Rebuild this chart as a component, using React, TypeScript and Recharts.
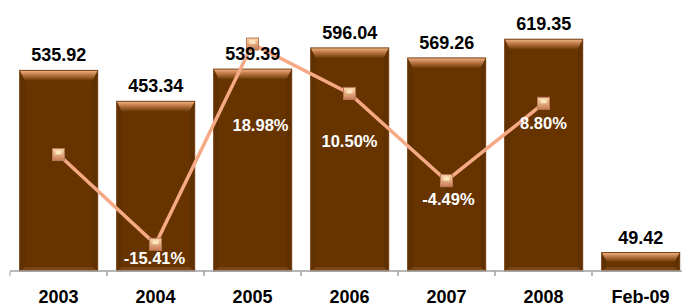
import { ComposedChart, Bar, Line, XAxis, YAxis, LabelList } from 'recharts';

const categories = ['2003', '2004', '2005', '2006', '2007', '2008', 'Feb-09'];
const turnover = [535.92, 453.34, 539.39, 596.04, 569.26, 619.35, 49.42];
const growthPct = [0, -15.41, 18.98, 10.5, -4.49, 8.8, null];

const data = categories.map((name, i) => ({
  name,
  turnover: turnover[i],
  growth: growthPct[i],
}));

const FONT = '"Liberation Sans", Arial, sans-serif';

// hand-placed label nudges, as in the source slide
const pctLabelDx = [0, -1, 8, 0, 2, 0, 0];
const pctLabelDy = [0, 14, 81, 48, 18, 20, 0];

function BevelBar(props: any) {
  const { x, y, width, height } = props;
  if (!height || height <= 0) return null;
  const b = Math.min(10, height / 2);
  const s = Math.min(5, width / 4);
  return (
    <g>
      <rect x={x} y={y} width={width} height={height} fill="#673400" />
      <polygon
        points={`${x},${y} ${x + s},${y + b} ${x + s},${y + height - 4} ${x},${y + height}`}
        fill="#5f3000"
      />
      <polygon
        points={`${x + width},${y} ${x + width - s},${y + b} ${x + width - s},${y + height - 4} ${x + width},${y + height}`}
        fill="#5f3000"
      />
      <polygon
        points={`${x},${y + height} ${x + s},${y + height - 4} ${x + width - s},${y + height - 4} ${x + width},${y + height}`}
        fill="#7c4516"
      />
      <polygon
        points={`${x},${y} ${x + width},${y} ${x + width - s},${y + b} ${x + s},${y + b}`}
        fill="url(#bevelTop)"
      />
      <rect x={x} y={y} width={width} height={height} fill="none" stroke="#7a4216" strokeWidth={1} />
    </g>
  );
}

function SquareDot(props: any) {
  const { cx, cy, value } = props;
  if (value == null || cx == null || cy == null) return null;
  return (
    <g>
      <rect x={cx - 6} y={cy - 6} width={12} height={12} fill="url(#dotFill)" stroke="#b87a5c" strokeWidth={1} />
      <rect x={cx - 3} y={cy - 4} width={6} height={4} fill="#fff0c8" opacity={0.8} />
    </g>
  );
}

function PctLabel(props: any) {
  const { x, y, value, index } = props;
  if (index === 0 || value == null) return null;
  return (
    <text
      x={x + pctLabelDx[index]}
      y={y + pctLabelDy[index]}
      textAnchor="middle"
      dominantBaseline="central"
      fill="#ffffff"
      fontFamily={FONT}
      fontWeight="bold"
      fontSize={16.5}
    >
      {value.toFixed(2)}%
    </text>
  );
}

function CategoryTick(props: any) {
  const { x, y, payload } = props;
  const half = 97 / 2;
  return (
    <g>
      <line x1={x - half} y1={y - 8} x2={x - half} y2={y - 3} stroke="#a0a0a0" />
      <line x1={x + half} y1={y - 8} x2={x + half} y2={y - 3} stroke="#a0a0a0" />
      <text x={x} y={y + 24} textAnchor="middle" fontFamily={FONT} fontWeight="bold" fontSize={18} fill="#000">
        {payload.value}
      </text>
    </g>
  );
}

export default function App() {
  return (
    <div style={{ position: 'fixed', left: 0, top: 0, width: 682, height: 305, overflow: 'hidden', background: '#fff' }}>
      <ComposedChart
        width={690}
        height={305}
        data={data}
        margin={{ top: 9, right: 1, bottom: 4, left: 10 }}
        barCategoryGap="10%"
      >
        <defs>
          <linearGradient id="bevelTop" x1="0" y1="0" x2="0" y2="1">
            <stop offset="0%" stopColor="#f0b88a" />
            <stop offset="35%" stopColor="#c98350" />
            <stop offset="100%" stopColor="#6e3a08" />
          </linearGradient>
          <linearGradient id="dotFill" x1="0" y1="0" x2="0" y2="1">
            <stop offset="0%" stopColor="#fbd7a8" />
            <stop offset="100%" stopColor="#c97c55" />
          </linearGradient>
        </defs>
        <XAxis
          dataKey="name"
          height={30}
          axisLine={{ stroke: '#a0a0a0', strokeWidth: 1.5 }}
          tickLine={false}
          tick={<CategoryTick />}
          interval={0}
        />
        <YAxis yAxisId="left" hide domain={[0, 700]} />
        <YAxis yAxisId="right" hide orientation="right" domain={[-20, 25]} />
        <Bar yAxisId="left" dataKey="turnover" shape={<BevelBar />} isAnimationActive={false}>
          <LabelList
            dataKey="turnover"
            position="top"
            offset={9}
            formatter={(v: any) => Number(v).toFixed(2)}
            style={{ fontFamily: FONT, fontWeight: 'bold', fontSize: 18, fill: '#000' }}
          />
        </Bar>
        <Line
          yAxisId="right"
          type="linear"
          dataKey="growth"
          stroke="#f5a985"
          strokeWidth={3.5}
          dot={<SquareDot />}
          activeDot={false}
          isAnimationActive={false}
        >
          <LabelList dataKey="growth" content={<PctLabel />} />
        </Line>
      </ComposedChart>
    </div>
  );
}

§ Written request
Leave the pictures out and output the rest of the listing exactly.

§ Reply to the task
Rebuild this chart as a component, using React, TypeScript and Recharts.
import { ComposedChart, Bar, Line, XAxis, YAxis, LabelList } from 'recharts';

const categories = ['2003', '2004', '2005', '2006', '2007', '2008', 'Feb-09'];
const turnover = [535.92, 453.34, 539.39, 596.04, 569.26, 619.35, 49.42];
const growthPct = [0, -15.41, 18.98, 10.5, -4.49, 8.8, null];

const data = categories.map((name, i) => ({
  name,
  turnover: turnover[i],
  growth: growthPct[i],
}));

const FONT = '"Liberation Sans", Arial, sans-serif';

// hand-placed label nudges, as in the source slide
const pctLabelDx = [0, -1, 8, 0, 2, 0, 0];
const pctLabelDy = [0, 14, 81, 48, 18, 20, 0];

function BevelBar(props: any) {
  const { x, y, width, height } = props;
  if (!height || height <= 0) return null;
  const b = Math.min(10, height / 2);
  const s = Math.min(5, width / 4);
  return (
    <g>
      <rect x={x} y={y} width={width} height={height} fill="#673400" />
      <polygon
        points={`${x},${y} ${x + s},${y + b} ${x + s},${y + height - 4} ${x},${y + height}`}
        fill="#5f3000"
      />
      <polygon
        points={`${x + width},${y} ${x + width - s},${y + b} ${x + width - s},${y + height - 4} ${x + width},${y + height}`}
        fill="#5f3000"
      />
      <polygon
        points={`${x},${y + height} ${x + s},${y + height - 4} ${x + width - s},${y + height - 4} ${x + width},${y + height}`}
        fill="#7c4516"
      />
      <polygon
        points={`${x},${y} ${x + width},${y} ${x + width - s},${y + b} ${x + s},${y + b}`}
        fill="url(#bevelTop)"
      />
      <rect x={x} y={y} width={width} height={height} fill="none" stroke="#7a4216" strokeWidth={1} />
    </g>
  );
}

function SquareDot(props: any) {
  const { cx, cy, value } = props;
  if (value == null || cx == null || cy == null) return null;
  return (
    <g>
      <rect x={cx - 6} y={cy - 6} width={12} height={12} fill="url(#dotFill)" stroke="#b87a5c" strokeWidth={1} />
      <rect x={cx - 3} y={cy - 4} width={6} height={4} fill="#fff0c8" opacity={0.8} />
    </g>
  );
}

function PctLabel(props: any) {
  const { x, y, value, index } = props;
  if (index === 0 || value == null) return null;
  return (
    <text
      x={x + pctLabelDx[index]}
      y={y + pctLabelDy[index]}
      textAnchor="middle"
      dominantBaseline="central"
      fill="#ffffff"
      fontFamily={FONT}
      fontWeight="bold"
      fontSize={16.5}
    >
      {value.toFixed(2)}%
    </text>
  );
}

function CategoryTick(props: any) {
  const { x, y, payload } = props;
  const half = 97 / 2;
  return (
    <g>
      <line x1={x - half} y1={y - 8} x2={x - half} y2={y - 3} stroke="#a0a0a0" />
      <line x1={x + half} y1={y - 8} x2={x + half} y2={y - 3} stroke="#a0a0a0" />
      <text x={x} y={y + 24} textAnchor="middle" fontFamily={FONT} fontWeight="bold" fontSize={18} fill="#000">
        {payload.value}
      </text>
    </g>
  );
}

export default function App() {
  return (
    <div style={{ position: 'fixed', left: 0, top: 0, width: 682, height: 305, overflow: 'hidden', background: '#fff' }}>
      <ComposedChart
        width={690}
        height={305}
        data={data}
        margin={{ top: 9, right: 1, bottom: 4, left: 10 }}
        barCategoryGap="10%"
      >
        <defs>
          <linearGradient id="bevelTop" x1="0" y1="0" x2="0" y2="1">
            <stop offset="0%" stopColor="#f0b88a" />
            <stop offset="35%" stopColor="#c98350" />
            <stop offset="100%" stopColor="#6e3a08" />
          </linearGradient>
          <linearGradient id="dotFill" x1="0" y1="0" x2="0" y2="1">
            <stop offset="0%" stopColor="#fbd7a8" />
            <stop offset="100%" stopColor="#c97c55" />
          </linearGradient>
        </defs>
        <XAxis
          dataKey="name"
          height={30}
          axisLine={{ stroke: '#a0a0a0', strokeWidth: 1.5 }}
          tickLine={false}
          tick={<CategoryTick />}
          interval={0}
        />
        <YAxis yAxisId="left" hide domain={[0, 700]} />
        <YAxis yAxisId="right" hide orientation="right" domain={[-20, 25]} />
        <Bar yAxisId="left" dataKey="turnover" shape={<BevelBar />} isAnimationActive={false}>
          <LabelList
            dataKey="turnover"
            position="top"
            offset={9}
            formatter={(v: any) => Number(v).toFixed(2)}
            style={{ fontFamily: FONT, fontWeight: 'bold', fontSize: 18, fill: '#000' }}
          />
        </Bar>
        <Line
          yAxisId="right"
          type="linear"
          dataKey="growth"
          stroke="#f5a985"
          strokeWidth={3.5}
          dot={<SquareDot />}
          activeDot={false}
          isAnimationActive={false}
        >
          <LabelList dataKey="growth" content={<PctLabel />} />
        </Line>
      </ComposedChart>
    </div>
  );
}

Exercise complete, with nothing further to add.